■ **WHAT YOU ARE ASKED TO DO**: Write out the listing below exactly, and omit any images you find in it.

■ **DATA BLOCK**:
** Start **
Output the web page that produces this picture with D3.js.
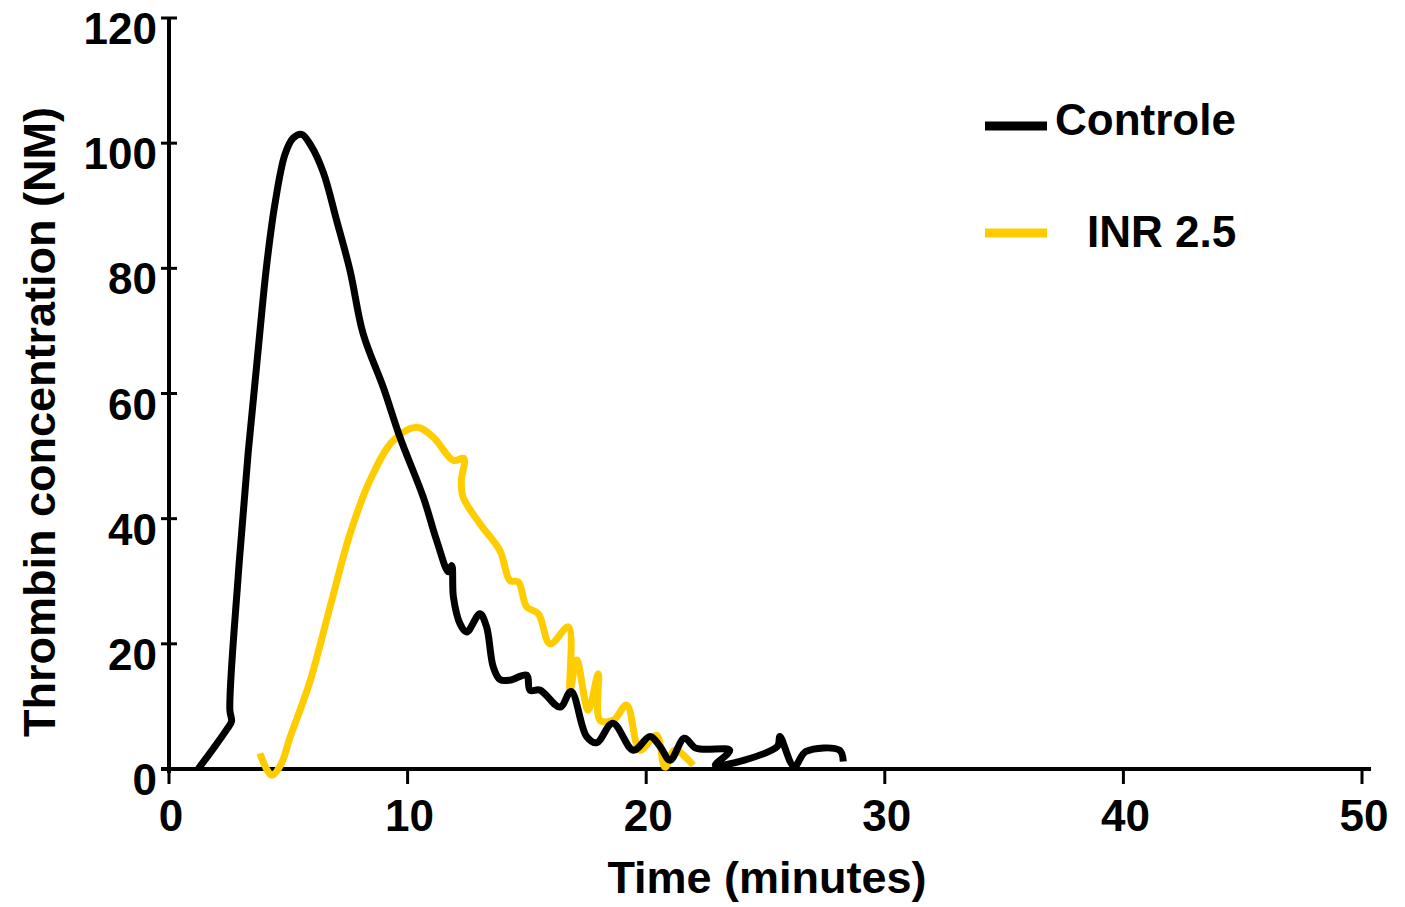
<!DOCTYPE html>
<html>
<head>
<meta charset="utf-8">
<script src="https://cdn.jsdelivr.net/npm/d3@7.9.0/dist/d3.min.js"></script>
<style>
  body { margin: 0; background: #fff; }
  svg text { font-family: "Liberation Sans", Arial, sans-serif; font-weight: bold; fill: #000; }
</style>
</head>
<body>
<svg id="chart" width="1405" height="907"></svg>
<script>
// Controle curve (time in minutes, thrombin nM)
const controleTime = [1.22, 1.9, 2.45, 2.62, 2.55, 2.9, 3.32, 3.74, 4.09, 4.44, 4.86, 5.2, 5.56, 5.95, 6.47, 7.03, 7.59, 8.14, 8.98, 9.68, 10.66, 11.22, 11.71, 11.85, 11.92, 12.2, 12.48, 13.03, 13.31, 13.59, 13.87, 14.29, 14.99, 15.13, 15.55, 16.39, 16.85, 17.5, 17.92, 18.6, 19.46, 20.16, 20.58, 21.0, 21.6, 22.1, 23.5, 22.9, 25.5, 25.6, 26.2, 26.7, 28.1, 28.26];
const controleValue = [0, 3.5, 6.5, 7.6, 9.5, 30.8, 50.6, 67.1, 80.4, 90.3, 98.2, 100.8, 101.4, 99.6, 95.3, 87.6, 79.6, 69.5, 61, 53, 43.4, 36.5, 31.5, 32.5, 27.5, 23.2, 21.9, 24.8, 22.7, 16.3, 14.3, 14.2, 15, 12.6, 12.6, 9.9, 12.4, 5.2, 4.2, 7.3, 3.0, 5.2, 3.6, 1.4, 4.9, 3.3, 3.0, 0.6, 3.6, 5.2, 0.4, 2.8, 3.0, 1.2];

// INR 2.5 curve
const inrTime = [3.81, 4.3, 4.7, 5.07, 5.91, 6.75, 7.59, 8.42, 9.4, 10.38, 11.08, 11.92, 12.36, 12.25, 12.33, 13.03, 13.87, 14.29, 14.64, 14.99, 15.48, 15.97, 16.74, 16.81, 17.09, 17.57, 17.99, 18.06, 18.62, 19.18, 19.74, 20.43, 20.79, 21.2, 21.97];
const inrValue = [2.5, -1, 0.8, 5.0, 14.0, 25.9, 37.6, 46.1, 52.5, 54.6, 53, 49.3, 49.6, 46, 43.4, 39.2, 34.9, 30.1, 29.9, 25.9, 24.8, 20.0, 22.7, 12.6, 17.4, 9.4, 15.2, 7.8, 7.8, 10.2, 3.0, 5.4, 0.3, 3.0, 0.6];

const xTicks = [0, 10, 20, 30, 40, 50];
const yTicks = [0, 20, 40, 60, 80, 100, 120];

const seriesNames = ['Controle', 'INR 2.5'];
const seriesColors = ['#000000', '#ffcc00'];

const svg = d3.select('#chart');

const x = d3.scaleLinear().domain([0, 50]).range([169, 1362]);
const y = d3.scaleLinear().domain([0, 120]).range([769, 18]);

// y axis
const yAxis = svg.append('g');
yAxis.append('line')
  .attr('x1', x(0)).attr('x2', x(0))
  .attr('y1', y(120)).attr('y2', y(0) + 4)
  .attr('stroke', '#000').attr('stroke-width', 4);
yTicks.forEach((t) => {
  yAxis.append('line')
    .attr('x1', x(0) - 8).attr('x2', x(0) + 8)
    .attr('y1', y(t)).attr('y2', y(t))
    .attr('stroke', '#000').attr('stroke-width', 3);
  yAxis.append('text')
    .attr('x', 157).attr('y', y(t) + 26)
    .attr('text-anchor', 'end')
    .attr('font-size', 44)
    .text(t);
});

// x axis
const xAxis = svg.append('g');
xAxis.append('line')
  .attr('x1', x(0) - 8).attr('x2', 1371)
  .attr('y1', y(0)).attr('y2', y(0))
  .attr('stroke', '#000').attr('stroke-width', 4);
xTicks.forEach((t) => {
  xAxis.append('line')
    .attr('x1', x(t)).attr('x2', x(t))
    .attr('y1', y(0)).attr('y2', y(0) + 15)
    .attr('stroke', '#000').attr('stroke-width', 3);
  xAxis.append('text')
    .attr('x', x(t) + 2).attr('y', 831)
    .attr('text-anchor', 'middle')
    .attr('font-size', 44)
    .text(t);
});

// axis titles
svg.append('text')
  .attr('x', 767).attr('y', 893)
  .attr('text-anchor', 'middle')
  .attr('font-size', 45)
  .text('Time (minutes)');

svg.append('text')
  .attr('transform', 'translate(55,422) rotate(-90)')
  .attr('text-anchor', 'middle')
  .attr('font-size', 45)
  .text('Thrombin concentration (NM)');

// curves
const line = d3.line()
  .x((d) => x(d[0]))
  .y((d) => y(d[1]))
  .curve(d3.curveCatmullRom.alpha(0.5));

const inrPts = d3.zip(inrTime, inrValue);
const ctrlPts = d3.zip(controleTime, controleValue);

svg.append('path')
  .attr('d', line(inrPts))
  .attr('fill', 'none')
  .attr('stroke', seriesColors[1])
  .attr('stroke-width', 7)
  .attr('stroke-linejoin', 'round');

svg.append('path')
  .attr('d', line(ctrlPts))
  .attr('fill', 'none')
  .attr('stroke', seriesColors[0])
  .attr('stroke-width', 7)
  .attr('stroke-linejoin', 'round');

// legend
const legendY = [126, 233];
const legendTextX = [1055, 1087];
seriesNames.forEach((name, i) => {
  svg.append('line')
    .attr('x1', 985).attr('x2', 1047)
    .attr('y1', legendY[i]).attr('y2', legendY[i])
    .attr('stroke', seriesColors[i]).attr('stroke-width', 9);
  svg.append('text')
    .attr('x', legendTextX[i]).attr('y', legendY[i] + (i === 0 ? 9 : 14))
    .attr('font-size', 44)
    .text(name);
});
</script>
</body>
</html>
** End **
■ **WRITTEN RESPONSE**:
Output the web page that produces this picture with D3.js.
<!DOCTYPE html>
<html>
<head>
<meta charset="utf-8">
<script src="https://cdn.jsdelivr.net/npm/d3@7.9.0/dist/d3.min.js"></script>
<style>
  body { margin: 0; background: #fff; }
  svg text { font-family: "Liberation Sans", Arial, sans-serif; font-weight: bold; fill: #000; }
</style>
</head>
<body>
<svg id="chart" width="1405" height="907"></svg>
<script>
// Controle curve (time in minutes, thrombin nM)
const controleTime = [1.22, 1.9, 2.45, 2.62, 2.55, 2.9, 3.32, 3.74, 4.09, 4.44, 4.86, 5.2, 5.56, 5.95, 6.47, 7.03, 7.59, 8.14, 8.98, 9.68, 10.66, 11.22, 11.71, 11.85, 11.92, 12.2, 12.48, 13.03, 13.31, 13.59, 13.87, 14.29, 14.99, 15.13, 15.55, 16.39, 16.85, 17.5, 17.92, 18.6, 19.46, 20.16, 20.58, 21.0, 21.6, 22.1, 23.5, 22.9, 25.5, 25.6, 26.2, 26.7, 28.1, 28.26];
const controleValue = [0, 3.5, 6.5, 7.6, 9.5, 30.8, 50.6, 67.1, 80.4, 90.3, 98.2, 100.8, 101.4, 99.6, 95.3, 87.6, 79.6, 69.5, 61, 53, 43.4, 36.5, 31.5, 32.5, 27.5, 23.2, 21.9, 24.8, 22.7, 16.3, 14.3, 14.2, 15, 12.6, 12.6, 9.9, 12.4, 5.2, 4.2, 7.3, 3.0, 5.2, 3.6, 1.4, 4.9, 3.3, 3.0, 0.6, 3.6, 5.2, 0.4, 2.8, 3.0, 1.2];

// INR 2.5 curve
const inrTime = [3.81, 4.3, 4.7, 5.07, 5.91, 6.75, 7.59, 8.42, 9.4, 10.38, 11.08, 11.92, 12.36, 12.25, 12.33, 13.03, 13.87, 14.29, 14.64, 14.99, 15.48, 15.97, 16.74, 16.81, 17.09, 17.57, 17.99, 18.06, 18.62, 19.18, 19.74, 20.43, 20.79, 21.2, 21.97];
const inrValue = [2.5, -1, 0.8, 5.0, 14.0, 25.9, 37.6, 46.1, 52.5, 54.6, 53, 49.3, 49.6, 46, 43.4, 39.2, 34.9, 30.1, 29.9, 25.9, 24.8, 20.0, 22.7, 12.6, 17.4, 9.4, 15.2, 7.8, 7.8, 10.2, 3.0, 5.4, 0.3, 3.0, 0.6];

const xTicks = [0, 10, 20, 30, 40, 50];
const yTicks = [0, 20, 40, 60, 80, 100, 120];

const seriesNames = ['Controle', 'INR 2.5'];
const seriesColors = ['#000000', '#ffcc00'];

const svg = d3.select('#chart');

const x = d3.scaleLinear().domain([0, 50]).range([169, 1362]);
const y = d3.scaleLinear().domain([0, 120]).range([769, 18]);

// y axis
const yAxis = svg.append('g');
yAxis.append('line')
  .attr('x1', x(0)).attr('x2', x(0))
  .attr('y1', y(120)).attr('y2', y(0) + 4)
  .attr('stroke', '#000').attr('stroke-width', 4);
yTicks.forEach((t) => {
  yAxis.append('line')
    .attr('x1', x(0) - 8).attr('x2', x(0) + 8)
    .attr('y1', y(t)).attr('y2', y(t))
    .attr('stroke', '#000').attr('stroke-width', 3);
  yAxis.append('text')
    .attr('x', 157).attr('y', y(t) + 26)
    .attr('text-anchor', 'end')
    .attr('font-size', 44)
    .text(t);
});

// x axis
const xAxis = svg.append('g');
xAxis.append('line')
  .attr('x1', x(0) - 8).attr('x2', 1371)
  .attr('y1', y(0)).attr('y2', y(0))
  .attr('stroke', '#000').attr('stroke-width', 4);
xTicks.forEach((t) => {
  xAxis.append('line')
    .attr('x1', x(t)).attr('x2', x(t))
    .attr('y1', y(0)).attr('y2', y(0) + 15)
    .attr('stroke', '#000').attr('stroke-width', 3);
  xAxis.append('text')
    .attr('x', x(t) + 2).attr('y', 831)
    .attr('text-anchor', 'middle')
    .attr('font-size', 44)
    .text(t);
});

// axis titles
svg.append('text')
  .attr('x', 767).attr('y', 893)
  .attr('text-anchor', 'middle')
  .attr('font-size', 45)
  .text('Time (minutes)');

svg.append('text')
  .attr('transform', 'translate(55,422) rotate(-90)')
  .attr('text-anchor', 'middle')
  .attr('font-size', 45)
  .text('Thrombin concentration (NM)');

// curves
const line = d3.line()
  .x((d) => x(d[0]))
  .y((d) => y(d[1]))
  .curve(d3.curveCatmullRom.alpha(0.5));

const inrPts = d3.zip(inrTime, inrValue);
const ctrlPts = d3.zip(controleTime, controleValue);

svg.append('path')
  .attr('d', line(inrPts))
  .attr('fill', 'none')
  .attr('stroke', seriesColors[1])
  .attr('stroke-width', 7)
  .attr('stroke-linejoin', 'round');

svg.append('path')
  .attr('d', line(ctrlPts))
  .attr('fill', 'none')
  .attr('stroke', seriesColors[0])
  .attr('stroke-width', 7)
  .attr('stroke-linejoin', 'round');

// legend
const legendY = [126, 233];
const legendTextX = [1055, 1087];
seriesNames.forEach((name, i) => {
  svg.append('line')
    .attr('x1', 985).attr('x2', 1047)
    .attr('y1', legendY[i]).attr('y2', legendY[i])
    .attr('stroke', seriesColors[i]).attr('stroke-width', 9);
  svg.append('text')
    .attr('x', legendTextX[i]).attr('y', legendY[i] + (i === 0 ? 9 : 14))
    .attr('font-size', 44)
    .text(name);
});
</script>
</body>
</html>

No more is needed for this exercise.